Pasó después por el instituto, por la Escuela Normal de Magisterio y en 1926, con 20 años, le dieron su primer destino. En sus inicios, primero en Nacimiento y después en Gafarillos, tuvo que trabajar con las directrices que le marcaron, primero la dictadura de Primo de Rivera y después los nuevos métodos educativos que pusieron en marcha los gobiernos republicanos. Ella sobrevivió a todos los cambios políticos y al trabajo duro de jornadas interminables donde después de las agotadoras horas de clase se encerraba en su casa y a la luz de un candil se pasaba las noches enteras haciéndose el ajuar para poder casarse.
En 1930 contrajo matrimonio con Manuel Díaz Plaza, con el que tuvo dos hijos.

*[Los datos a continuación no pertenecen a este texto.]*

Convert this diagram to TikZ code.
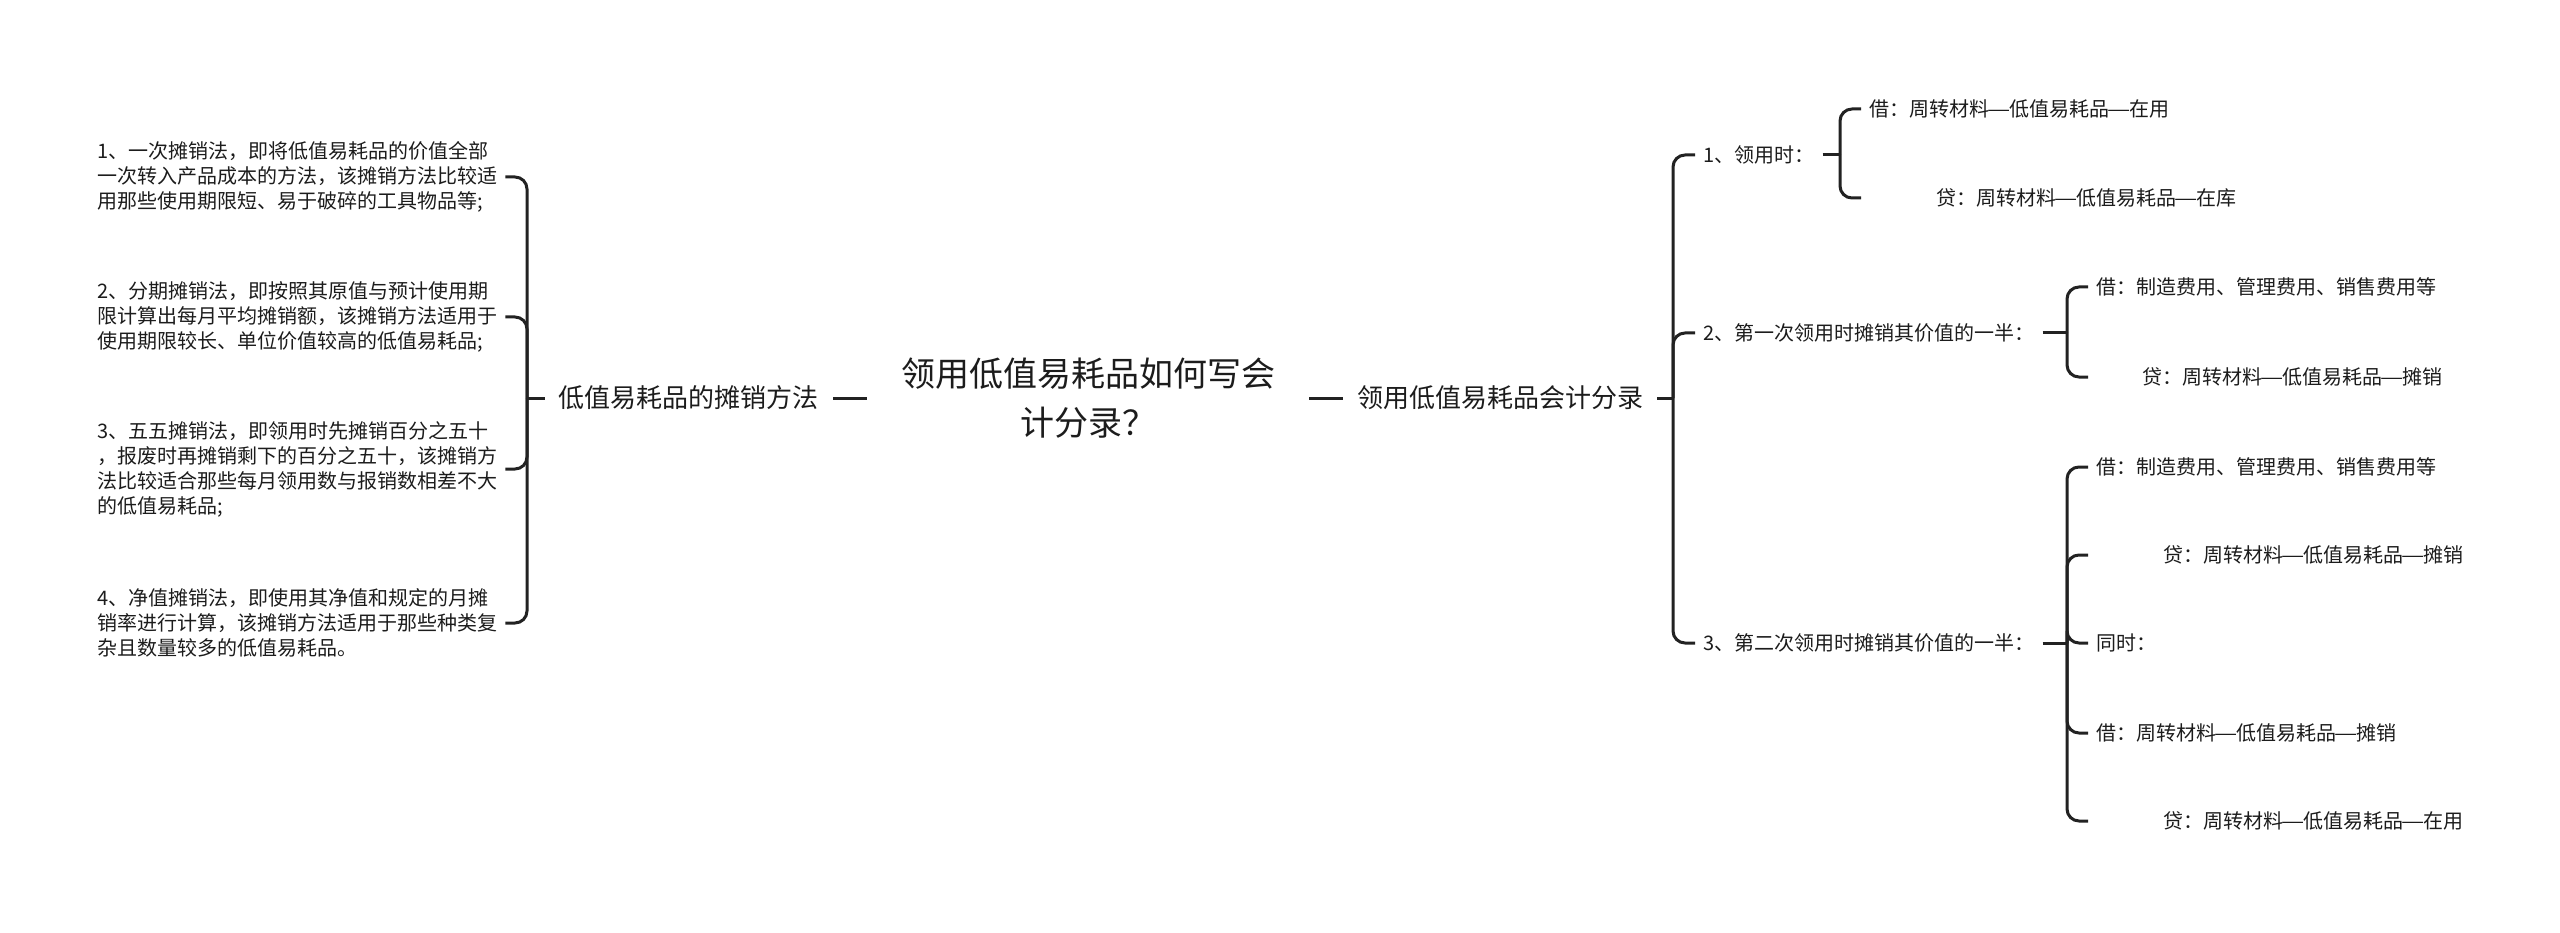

La familia se trasladó en 1934 a Felix, donde le dieron la plaza y donde doña Joaquina se convirtió en la mujer más querida del pueblo.
En Felix le cogió la Guerra Civil. En aquellos años de incertidumbre, muerte y dolor, fue maestra y a la vez madre de todas aquellas niñas que se pasaban los días enteros en el colegio. Durante los tres años que duró la contienda, no hubo vacaciones y la escuela fue un refugio físico y sentimental.
A Doña Joaquina todas sus alumnas la recordaban siempre vestida de negro. Fue de luto desde que en 1940 murió su marido, víctima de la represión política. No volvió a casarse y orientó todas sus fuerzas y sus ilusiones a cuidar de sus hijos y a la escuela.
A pesar de la época que le tocó vivir, fue una pedagoga excepcional, preocupada porque sus niñas aprendieran a amar disciplinas tan importantes como el teatro, la música, la poesía y la naturaleza. Llegó a organizar obras de teatro con los vecinos para recaudar dinero y poder comprar los santos del pueblo, que en los años de la guerra habían sido quemados y lanzados por el puente. En primavera, cuando las tardes se alargaban anunciando el verano, sacaba a las niñas de excursión y les daba las lecciones en contacto con el sol, el viento y el campo, utilizando el método de la observación directa.
Un par de veces al año aparecían por el colegio los inspectores. Unas veces iba don Genadio Gavilanes y otras doña Josefina Baró. Aunque solían avisar con tiempo, en ocasiones se presentaban por sorpresa, dándole un buen susto a la maestra, que no tenía nada preparado para encandilar a la autoridad. El día que se sabía que iba a ir el inspector, las niñas iban recién lavadas y vestidas de domingo como si en vez de al colegio fueran a oir una misa a la iglesia del pueblo. Si el inspector pedía una voluntaria siempre salían las más listas, que levantaban la mano seguras del éxito. Todo estaba ensayado y sabían recitar de memoria el catecismo de Ripalda y las cuestiones de política que aprendían en aquel libro llamado ‘Yo soy español’, con el que el régimen adoctrinaba a los niños para ser buenos españoles y mejores cristianos.
En 1963 doña Joaquina dejó el pueblo y consiguió plaza en Almería, en el colegio del Barrio Alto, donde estuvo ejerciendo hasta que le llegó la hora de la jubilación en 1971. A lo largo de más de cuarenta años de profesión, dejó su huella de maestra y madre en varias generaciones que la han tenido de ejemplo a lo largo de su vida.
Doña Joaquina enseñaba modales, a poner la mesa, a bordar, a coser, a comportarse ante las visitas, a respetar al prójimo, a mirar sin recelo. Las niñas, a la salida de clase, iban pasando una a una delante de su mesa y le decían: “Que usted lo pase bien. Ave María Purísima”. Y ella les contestaba: “Hasta mañana si Dios quiere”.